Directive — Extract the full listing verbatim and drop any pictures from your copy.

Source data —
____
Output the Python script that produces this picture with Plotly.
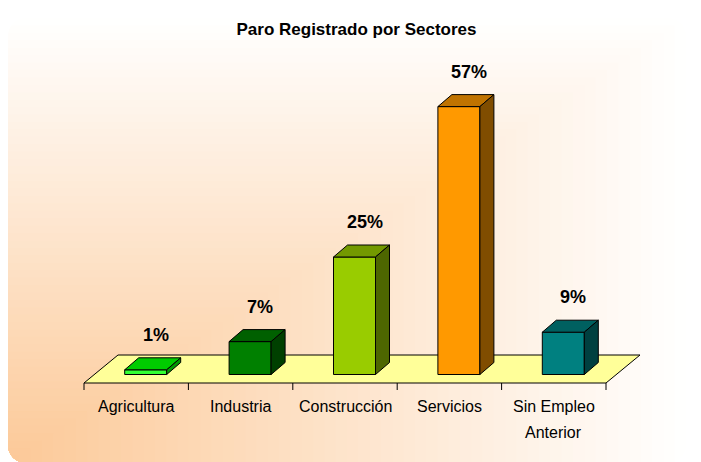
import base64
import plotly.graph_objects as go

# ---------------- data ----------------
title_text = "Paro Registrado por Sectores"
categories = ["Agricultura", "Industria", "Construcción", "Servicios", "Sin Empleo Anterior"]
tick_labels = ["Agricultura", "Industria", "Construcción", "Servicios", "Sin Empleo<br>Anterior"]
values = [1, 7, 25, 57, 9]
value_labels = ["1%", "7%", "25%", "57%", "9%"]
front_colors = ["#33FF33", "#008000", "#99CC00", "#FF9900", "#008080"]
top_colors = ["#00CC00", "#006000", "#739900", "#C07300", "#006060"]
side_colors = ["#009900", "#004000", "#4D6600", "#804D00", "#004040"]

# ---------------- geometry ----------------
W, H = 701, 462
OFF = 8               # page body margin: screen pixel = figure pixel + OFF
PX_X = 104.4          # pixels per category unit
PX_Y = 4.7            # pixels per percentage point
X0_PIX = 84 - OFF     # pixel of x = -0.5
BASE_PIX = 374.5 - OFF  # pixel of y = 0 (bar bottoms)

x_range = [-0.5 - X0_PIX / PX_X, -0.5 + (W - X0_PIX) / PX_X]
y_range = [-(H - BASE_PIX) / PX_Y, BASE_PIX / PX_Y]

def dx(px):
    return px / PX_X

def dy(px):
    return px / PX_Y

BAR_OFF = 9.5     # front face centre shift (px)
BAR_HALF = 21     # half width (px)
DEPTH_X, DEPTH_Y = 14, 12
FLOOR_FRONT = -dy((383 - OFF) - BASE_PIX)
FLOOR_BACK = dy(BASE_PIX - (355 - OFF))
FLOOR_DX = dx(34)

fig = go.Figure()

def poly(xs, ys, color):
    fig.add_trace(go.Scatter(
        x=xs + [xs[0]], y=ys + [ys[0]], mode="lines", fill="toself",
        fillcolor=color, line=dict(color="black", width=1),
        hoverinfo="skip", showlegend=False))

n = len(categories)
# floor
poly([-0.5, n - 0.5, n - 0.5 + FLOOR_DX, -0.5 + FLOOR_DX],
     [FLOOR_FRONT, FLOOR_FRONT, FLOOR_BACK, FLOOR_BACK], "#FFFF99")

# tick marks at category boundaries
tx, ty = [], []
for k in range(n + 1):
    tx += [k - 0.5, k - 0.5, None]
    ty += [FLOOR_FRONT, FLOOR_FRONT - dy(7), None]
fig.add_trace(go.Scatter(x=tx, y=ty, mode="lines", line=dict(color="black", width=1),
                         hoverinfo="skip", showlegend=False))

# bars
for i, v in enumerate(values):
    x0 = i + dx(BAR_OFF - BAR_HALF)
    x1 = i + dx(BAR_OFF + BAR_HALF)
    ddx, ddy = dx(DEPTH_X), dy(DEPTH_Y)
    poly([x0, x1, x1, x0], [0, 0, v, v], front_colors[i])
    poly([x0, x1, x1 + ddx, x0 + ddx], [v, v, v + ddy, v + ddy], top_colors[i])
    poly([x1, x1 + ddx, x1 + ddx, x1], [0, ddy, v + ddy, v], side_colors[i])

FONT = "Liberation Sans, Arial, sans-serif"
annotations = []
for i, v in enumerate(values):
    annotations.append(dict(
        x=i + dx(BAR_OFF + 10), y=v + dy(DEPTH_Y + 23), xref="x", yref="y",
        text=value_labels[i], showarrow=False, xanchor="center", yanchor="middle",
        font=dict(family=FONT, size=18, color="black", weight="bold")))
    for j, line in enumerate(tick_labels[i].split("<br>")):
        annotations.append(dict(
            x=i, y=FLOOR_FRONT, xref="x", yref="y", yshift=-(406 - 383) - 26 * j,
            text=line, showarrow=False, xanchor="center", yanchor="middle",
            font=dict(family=FONT, size=16, color="black")))

# background: corner gradient panel (SVG)
def mix(t):
    c0 = (0xFC, 0xC9, 0x98)
    c1 = (0xFF, 0xFF, 0xFF)
    return "#%02X%02X%02X" % tuple(round(a + (b - a) * t) for a, b in zip(c0, c1))

PL, PR, PT, PB = 8 - OFF, 686 - OFF, 18 - OFF, 463 - OFF
pw, ph = PR - PL, PB - PT
N = 60
rects = []
for k in range(N, 0, -1):
    t = k / N
    tm = (k - 0.5) / N
    rw, rh = pw * t, ph * t
    rects.append('<rect x="%.2f" y="%.2f" width="%.2f" height="%.2f" fill="%s"/>'
                 % (PL, PB - rh, rw, rh, mix(tm)))
svg = ('<svg xmlns="http://www.w3.org/2000/svg" width="%d" height="%d" viewBox="0 0 %d %d">'
       '<defs><clipPath id="c"><rect x="%d" y="%d" width="%d" height="%d" rx="18" ry="18"/></clipPath></defs>'
       '<rect x="0" y="0" width="%d" height="%d" fill="#FFFFFF"/>'
       '<g clip-path="url(#c)">%s</g></svg>'
       % (W, H, W, H, PL, PT, pw, ph, W, H, "".join(rects)))
src = "data:image/svg+xml;base64," + base64.b64encode(svg.encode()).decode()

fig.update_layout(
    width=W, height=H,
    margin=dict(l=0, r=0, t=0, b=0, pad=0),
    paper_bgcolor="white", plot_bgcolor="rgba(0,0,0,0)",
    title=dict(text="<b>" + title_text + "</b>", x=(356.5 - OFF) / W, y=1 - (29 - OFF) / H,
               xanchor="center", yanchor="middle", xref="paper", yref="paper",
               font=dict(family=FONT, size=17, color="black")),
    xaxis=dict(range=x_range, visible=False, fixedrange=True),
    yaxis=dict(range=y_range, visible=False, fixedrange=True),
    annotations=annotations,
    images=[dict(source=src, xref="paper", yref="paper", x=0, y=1, sizex=1, sizey=1,
                 xanchor="left", yanchor="top", sizing="stretch", layer="below")],
    showlegend=False,
)

fig.write_html("out.html")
____
Expected answer —
Output the Python script that produces this picture with Plotly.
import base64
import plotly.graph_objects as go

# ---------------- data ----------------
title_text = "Paro Registrado por Sectores"
categories = ["Agricultura", "Industria", "Construcción", "Servicios", "Sin Empleo Anterior"]
tick_labels = ["Agricultura", "Industria", "Construcción", "Servicios", "Sin Empleo<br>Anterior"]
values = [1, 7, 25, 57, 9]
value_labels = ["1%", "7%", "25%", "57%", "9%"]
front_colors = ["#33FF33", "#008000", "#99CC00", "#FF9900", "#008080"]
top_colors = ["#00CC00", "#006000", "#739900", "#C07300", "#006060"]
side_colors = ["#009900", "#004000", "#4D6600", "#804D00", "#004040"]

# ---------------- geometry ----------------
W, H = 701, 462
OFF = 8               # page body margin: screen pixel = figure pixel + OFF
PX_X = 104.4          # pixels per category unit
PX_Y = 4.7            # pixels per percentage point
X0_PIX = 84 - OFF     # pixel of x = -0.5
BASE_PIX = 374.5 - OFF  # pixel of y = 0 (bar bottoms)

x_range = [-0.5 - X0_PIX / PX_X, -0.5 + (W - X0_PIX) / PX_X]
y_range = [-(H - BASE_PIX) / PX_Y, BASE_PIX / PX_Y]

def dx(px):
    return px / PX_X

def dy(px):
    return px / PX_Y

BAR_OFF = 9.5     # front face centre shift (px)
BAR_HALF = 21     # half width (px)
DEPTH_X, DEPTH_Y = 14, 12
FLOOR_FRONT = -dy((383 - OFF) - BASE_PIX)
FLOOR_BACK = dy(BASE_PIX - (355 - OFF))
FLOOR_DX = dx(34)

fig = go.Figure()

def poly(xs, ys, color):
    fig.add_trace(go.Scatter(
        x=xs + [xs[0]], y=ys + [ys[0]], mode="lines", fill="toself",
        fillcolor=color, line=dict(color="black", width=1),
        hoverinfo="skip", showlegend=False))

n = len(categories)
# floor
poly([-0.5, n - 0.5, n - 0.5 + FLOOR_DX, -0.5 + FLOOR_DX],
     [FLOOR_FRONT, FLOOR_FRONT, FLOOR_BACK, FLOOR_BACK], "#FFFF99")

# tick marks at category boundaries
tx, ty = [], []
for k in range(n + 1):
    tx += [k - 0.5, k - 0.5, None]
    ty += [FLOOR_FRONT, FLOOR_FRONT - dy(7), None]
fig.add_trace(go.Scatter(x=tx, y=ty, mode="lines", line=dict(color="black", width=1),
                         hoverinfo="skip", showlegend=False))

# bars
for i, v in enumerate(values):
    x0 = i + dx(BAR_OFF - BAR_HALF)
    x1 = i + dx(BAR_OFF + BAR_HALF)
    ddx, ddy = dx(DEPTH_X), dy(DEPTH_Y)
    poly([x0, x1, x1, x0], [0, 0, v, v], front_colors[i])
    poly([x0, x1, x1 + ddx, x0 + ddx], [v, v, v + ddy, v + ddy], top_colors[i])
    poly([x1, x1 + ddx, x1 + ddx, x1], [0, ddy, v + ddy, v], side_colors[i])

FONT = "Liberation Sans, Arial, sans-serif"
annotations = []
for i, v in enumerate(values):
    annotations.append(dict(
        x=i + dx(BAR_OFF + 10), y=v + dy(DEPTH_Y + 23), xref="x", yref="y",
        text=value_labels[i], showarrow=False, xanchor="center", yanchor="middle",
        font=dict(family=FONT, size=18, color="black", weight="bold")))
    for j, line in enumerate(tick_labels[i].split("<br>")):
        annotations.append(dict(
            x=i, y=FLOOR_FRONT, xref="x", yref="y", yshift=-(406 - 383) - 26 * j,
            text=line, showarrow=False, xanchor="center", yanchor="middle",
            font=dict(family=FONT, size=16, color="black")))

# background: corner gradient panel (SVG)
def mix(t):
    c0 = (0xFC, 0xC9, 0x98)
    c1 = (0xFF, 0xFF, 0xFF)
    return "#%02X%02X%02X" % tuple(round(a + (b - a) * t) for a, b in zip(c0, c1))

PL, PR, PT, PB = 8 - OFF, 686 - OFF, 18 - OFF, 463 - OFF
pw, ph = PR - PL, PB - PT
N = 60
rects = []
for k in range(N, 0, -1):
    t = k / N
    tm = (k - 0.5) / N
    rw, rh = pw * t, ph * t
    rects.append('<rect x="%.2f" y="%.2f" width="%.2f" height="%.2f" fill="%s"/>'
                 % (PL, PB - rh, rw, rh, mix(tm)))
svg = ('<svg xmlns="http://www.w3.org/2000/svg" width="%d" height="%d" viewBox="0 0 %d %d">'
       '<defs><clipPath id="c"><rect x="%d" y="%d" width="%d" height="%d" rx="18" ry="18"/></clipPath></defs>'
       '<rect x="0" y="0" width="%d" height="%d" fill="#FFFFFF"/>'
       '<g clip-path="url(#c)">%s</g></svg>'
       % (W, H, W, H, PL, PT, pw, ph, W, H, "".join(rects)))
src = "data:image/svg+xml;base64," + base64.b64encode(svg.encode()).decode()

fig.update_layout(
    width=W, height=H,
    margin=dict(l=0, r=0, t=0, b=0, pad=0),
    paper_bgcolor="white", plot_bgcolor="rgba(0,0,0,0)",
    title=dict(text="<b>" + title_text + "</b>", x=(356.5 - OFF) / W, y=1 - (29 - OFF) / H,
               xanchor="center", yanchor="middle", xref="paper", yref="paper",
               font=dict(family=FONT, size=17, color="black")),
    xaxis=dict(range=x_range, visible=False, fixedrange=True),
    yaxis=dict(range=y_range, visible=False, fixedrange=True),
    annotations=annotations,
    images=[dict(source=src, xref="paper", yref="paper", x=0, y=1, sizex=1, sizey=1,
                 xanchor="left", yanchor="top", sizing="stretch", layer="below")],
    showlegend=False,
)

fig.write_html("out.html")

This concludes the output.